Most people have never heard of Adventists, much less visited an Adventist church. They can, however, locate us by our love. We can be discerning and courageous enough to seek ways to protect and uphold all human rights, and so fulfill our Master’s mandate--the same one He announced long ago in a Nazareth synagogue. This is historic Adventism at its best.
 
And it’s well worth the trip.
_______________________
 1 Two placards read: “Objection: Women are too pure for the dirty pool of politics.” “Answer: If the pool is dirty, the time has come to clean it. Women have had long experience cleaning up after men.”
 2 See Adventist Review articles “Writing Against Wrongs” in the February 28, 2002, issue; “Drying Up the Stream” in the January 22, 2004, issue; and “A Journey and a March” in the May 26, 2005, issue, for treatments of the role of Adventists in historical events such as the ones listed here.
 3 See, for example, Testimonies, vol. 5, p. 708.
 4 This statement was voted by the General Conference Administrative Committee, November 17, 1998, and released by the General Conference Office of Public Affairs.
 5 The full text of the 30 articles may be accessed by searching for “Universal Declaration of Human Rights.”
 6 Testimonies to Ministers, p. 333.
 7 Samuele Bacchiocchi, The Advent Hope for Human Hopelessness: A Theological Study of the Meaning of the Second Advent for Today (Berrien Springs, Mich.: Biblical Perspectives, 1986), p. 399.

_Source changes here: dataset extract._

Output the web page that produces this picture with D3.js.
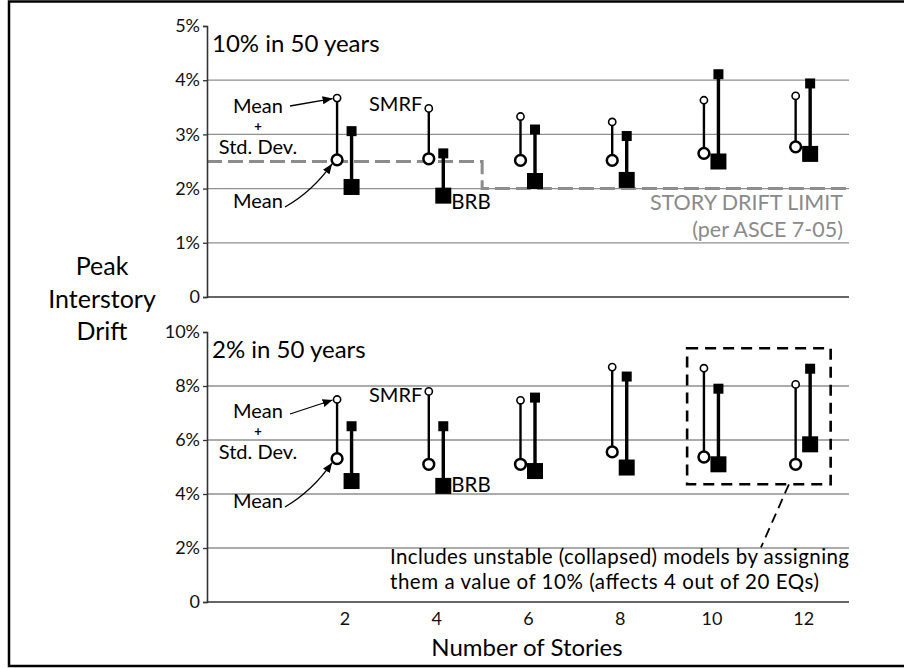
<!DOCTYPE html>
<html>
<head>
<meta charset="utf-8">
<script src="https://cdn.jsdelivr.net/npm/d3@7"></script>
<style>
  body { margin: 0; background: #fff; }
  svg { display: block; font-family: Lato, "Open Sans", sans-serif; }
</style>
</head>
<body>
<div id="viz"></div>
<script>
// chart data (peak interstory drift, %)
const stories = [2, 4, 6, 8, 10, 12];

// 10% in 50 years
const smrf10Mean    = [2.53, 2.55, 2.52, 2.52, 2.65, 2.77];
const smrf10MeanStd = [3.67, 3.48, 3.33, 3.23, 3.63, 3.71];
const brb10Mean     = [2.03, 1.87, 2.14, 2.16, 2.50, 2.64];
const brb10MeanStd  = [3.06, 2.65, 3.09, 2.97, 4.11, 3.94];

// 2% in 50 years
const smrf2Mean    = [5.31, 5.10, 5.10, 5.56, 5.37, 5.10];
const smrf2MeanStd = [7.50, 7.80, 7.47, 8.70, 8.66, 8.06];
const brb2Mean     = [4.48, 4.30, 4.85, 4.98, 5.10, 5.84];
const brb2MeanStd  = [6.51, 6.51, 7.57, 8.35, 7.90, 8.64];

// story drift limit (ASCE 7-05), stepped at 5 stories
const limitStories = [-1, 5, 5, 13];
const limitValues  = [2.5, 2.5, 2.0, 2.0];

const topTicks = [0, 1, 2, 3, 4, 5];
const botTicks = [0, 2, 4, 6, 8, 10];

const width = 904, height = 668;

const svg = d3.select("#viz").append("svg")
  .attr("width", width)
  .attr("height", height);

// arrowhead
svg.append("defs").append("marker")
  .attr("id", "arrow")
  .attr("viewBox", "0 0 10 8")
  .attr("refX", 10).attr("refY", 4)
  .attr("markerWidth", 10).attr("markerHeight", 8)
  .attr("markerUnits", "userSpaceOnUse")
  .attr("orient", "auto")
  .append("path")
  .attr("d", "M0,0 L10,4 L0,8 Z")
  .attr("fill", "#000");

// outer frame
svg.append("path")
  .attr("d", "M904,1.5 H9 V666 H904")
  .attr("fill", "none")
  .attr("stroke", "#000")
  .attr("stroke-width", 2.5);

const x = d3.scaleLinear().domain([-1, 13]).range([207, 849]);
const yTop = d3.scaleLinear().domain([0, 5]).range([297, 26]);
const yBot = d3.scaleLinear().domain([0, 10]).range([602, 332]);

const panels = [
  {
    y: yTop, ticks: topTicks, title: "10% in 50 years",
    smrfMean: smrf10Mean, smrfStd: smrf10MeanStd,
    brbMean: brb10Mean, brbStd: brb10MeanStd,
    smrfLabel: 3.44, brbLabel: 1.62,
    ann: { mean: 87, mean2: 182, arrowTop: 80, arrowBot: 181 }
  },
  {
    y: yBot, ticks: botTicks, title: "2% in 50 years",
    smrfMean: smrf2Mean, smrfStd: smrf2MeanStd,
    brbMean: brb2Mean, brbStd: brb2MeanStd,
    smrfLabel: 7.42, brbLabel: 4.06,
    ann: { mean: 86, mean2: 176, arrowTop: 82, arrowBot: 175 }
  }
];

panels.forEach(drawPanel);

function drawPanel(p) {
  const y = p.y;
  const top = y.range()[1];
  const g = svg.append("g");

  // grid lines
  g.selectAll("line.grid")
    .data(p.ticks.filter(d => d > 0 && d < y.domain()[1]))
    .enter().append("line")
    .attr("class", "grid")
    .attr("x1", x.range()[0]).attr("x2", x.range()[1])
    .attr("y1", d => y(d)).attr("y2", d => y(d))
    .attr("stroke", "#8f8f8f")
    .attr("stroke-width", 1.3);

  // baseline
  g.append("line")
    .attr("x1", x.range()[0]).attr("x2", x.range()[1])
    .attr("y1", y(0)).attr("y2", y(0))
    .attr("stroke", "#333")
    .attr("stroke-width", 1.6);

  // y axis
  const ax = g.append("g")
    .attr("transform", `translate(${x.range()[0]},0)`)
    .call(d3.axisLeft(y)
      .tickValues(p.ticks)
      .tickSize(4)
      .tickPadding(3)
      .tickFormat(d => d === 0 ? "0" : d + "%"));
  ax.select(".domain").attr("stroke", "#333").attr("stroke-width", 1.6);
  ax.selectAll(".tick line").attr("stroke", "#333").attr("stroke-width", 1.3);
  ax.selectAll(".tick text")
    .attr("font-size", 18)
    .attr("font-family", "Lato, sans-serif")
    .attr("fill", "#111");

  // panel title
  g.append("text")
    .attr("x", 212)
    .attr("y", top + 26)
    .attr("font-size", 24)
    .text(p.title);

  const rows = stories.map((s, i) => ({
    s: s, sm: p.smrfMean[i], ss: p.smrfStd[i], bm: p.brbMean[i], bs: p.brbStd[i]
  }));

  // SMRF: open circles
  g.selectAll("line.smrf").data(rows).enter().append("line")
    .attr("x1", d => x(d.s) - 7.5).attr("x2", d => x(d.s) - 7.5)
    .attr("y1", d => y(d.sm)).attr("y2", d => y(d.ss))
    .attr("stroke", "#000").attr("stroke-width", 2.4);
  g.selectAll("circle.smrfStd").data(rows).enter().append("circle")
    .attr("cx", d => x(d.s) - 7.5).attr("cy", d => y(d.ss))
    .attr("r", 3.6)
    .attr("fill", "#fff").attr("stroke", "#000").attr("stroke-width", 1.6);
  g.selectAll("circle.smrfMean").data(rows).enter().append("circle")
    .attr("cx", d => x(d.s) - 7.5).attr("cy", d => y(d.sm))
    .attr("r", 5.4)
    .attr("fill", "#fff").attr("stroke", "#000").attr("stroke-width", 2.5);

  // BRB: filled squares
  g.selectAll("line.brb").data(rows).enter().append("line")
    .attr("x1", d => x(d.s) + 7).attr("x2", d => x(d.s) + 7)
    .attr("y1", d => y(d.bm)).attr("y2", d => y(d.bs))
    .attr("stroke", "#000").attr("stroke-width", 3.4);
  g.selectAll("rect.brbStd").data(rows).enter().append("rect")
    .attr("x", d => x(d.s) + 7 - 5).attr("y", d => y(d.bs) - 5)
    .attr("width", 10).attr("height", 10)
    .attr("fill", "#000");
  g.selectAll("rect.brbMean").data(rows).enter().append("rect")
    .attr("x", d => x(d.s) + 7 - 8).attr("y", d => y(d.bm) - 8)
    .attr("width", 16).attr("height", 16)
    .attr("fill", "#000");

  // series labels next to the 4-story marks
  g.append("text")
    .attr("x", x(4) - 14)
    .attr("y", y(p.smrfLabel))
    .attr("text-anchor", "end")
    .attr("font-size", 20)
    .text("SMRF");
  g.append("text")
    .attr("x", x(4) + 15)
    .attr("y", y(p.brbLabel))
    .attr("font-size", 20.5)
    .text("BRB");

  // Mean / Mean + Std. Dev. callouts on the 2-story SMRF marks
  const a = p.ann;
  const cx = x(2) - 7.5;
  g.append("text")
    .attr("x", 258).attr("y", top + a.mean)
    .attr("text-anchor", "middle")
    .attr("font-size", 20)
    .text("Mean");
  g.append("text")
    .attr("x", 258).attr("y", top + a.mean + 18)
    .attr("text-anchor", "middle")
    .attr("font-size", 13)
    .attr("font-weight", "bold")
    .text("+");
  g.append("text")
    .attr("x", 258).attr("y", top + a.mean + 41)
    .attr("text-anchor", "middle")
    .attr("font-size", 20)
    .text("Std. Dev.");

  g.append("text")
    .attr("x", 258)
    .attr("y", top + a.mean2)
    .attr("text-anchor", "middle")
    .attr("font-size", 20)
    .text("Mean");

  g.append("line")
    .attr("x1", 290).attr("y1", top + a.arrowTop)
    .attr("x2", cx - 4.5).attr("y2", y(p.smrfStd[0]) + 0.5)
    .attr("stroke", "#000").attr("stroke-width", 1.3)
    .attr("marker-end", "url(#arrow)");
  const mx = cx - 5, my = y(p.smrfMean[0]) + 4;
  g.append("path")
    .attr("d", `M285,${top + a.arrowBot} Q${(285 + mx) / 2 + 4},${(top + a.arrowBot + my) / 2 + 6} ${mx},${my}`)
    .attr("fill", "none")
    .attr("stroke", "#000").attr("stroke-width", 1.3)
    .attr("marker-end", "url(#arrow)");
}

// story drift limit (top panel)
const limitLine = d3.line()
  .x(d => x(d[0]))
  .y(d => yTop(d[1]));
svg.insert("path", "g")
  .datum(limitStories.map((s, i) => [s, limitValues[i]]))
  .attr("d", limitLine)
  .attr("fill", "none")
  .attr("stroke", "#8c8c8c")
  .attr("stroke-width", 3)
  .attr("stroke-dasharray", "15,6");

const limitText = svg.append("text")
  .attr("text-anchor", "end")
  .attr("font-size", 21.5)
  .attr("fill", "#8a8a8a");
limitText.append("tspan").attr("x", 843).attr("y", 210).text("STORY DRIFT LIMIT");
limitText.append("tspan").attr("x", 843).attr("y", 237).text("(per ASCE 7-05)");

// dashed box around 10 & 12 story results (bottom panel)
svg.append("rect")
  .attr("x", x(9.47)).attr("y", yBot(9.4))
  .attr("width", x(12.6) - x(9.47))
  .attr("height", yBot(4.36) - yBot(9.4))
  .attr("fill", "none")
  .attr("stroke", "#000").attr("stroke-width", 2.6)
  .attr("stroke-dasharray", "11,7");
svg.append("line")
  .attr("x1", x(11.69)).attr("y1", yBot(4.36))
  .attr("x2", x(11.08)).attr("y2", yBot(2.02))
  .attr("stroke", "#000").attr("stroke-width", 1.8)
  .attr("stroke-dasharray", "10,6");

svg.append("text")
  .attr("x", 390).attr("y", 564)
  .attr("font-size", 20.5)
  .attr("textLength", 459)
  .text("Includes unstable (collapsed) models by assigning");
svg.append("text")
  .attr("x", 390).attr("y", 589)
  .attr("font-size", 20.5)
  .attr("textLength", 429)
  .text("them a value of 10% (affects 4 out of 20 EQs)");

// x axis labels
const xa = svg.append("g")
  .attr("transform", `translate(0,${yBot(0)})`)
  .call(d3.axisBottom(x).tickValues(stories).tickSize(0).tickPadding(10));
xa.select(".domain").remove();
xa.selectAll(".tick text")
  .attr("font-size", 18)
  .attr("font-family", "Lato, sans-serif")
  .attr("fill", "#111");

svg.append("text")
  .attr("x", 527).attr("y", 656)
  .attr("text-anchor", "middle")
  .attr("font-size", 24)
  .text("Number of Stories");

// y axis title
const yt = svg.append("text")
  .attr("text-anchor", "middle")
  .attr("font-size", 25);
["Peak", "Interstory", "Drift"].forEach((t, i) => {
  yt.append("tspan").attr("x", 102).attr("y", 275 + i * 32.5).text(t);
});
</script>
</body>
</html>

 8 See Daniel L. Migliore, Faith Seeking Understanding, 2nd ed. (Grand Rapids: William B. Eerdmans, 2004), pp. 190, 191.
 
 
_______________________
Chris Blake is associate professor of English and communications at Union College in Lincoln, Nebraska, and is the sponsor for the Union College chapter of Amnesty International and cosponsor of the Peace and Social Justice Club.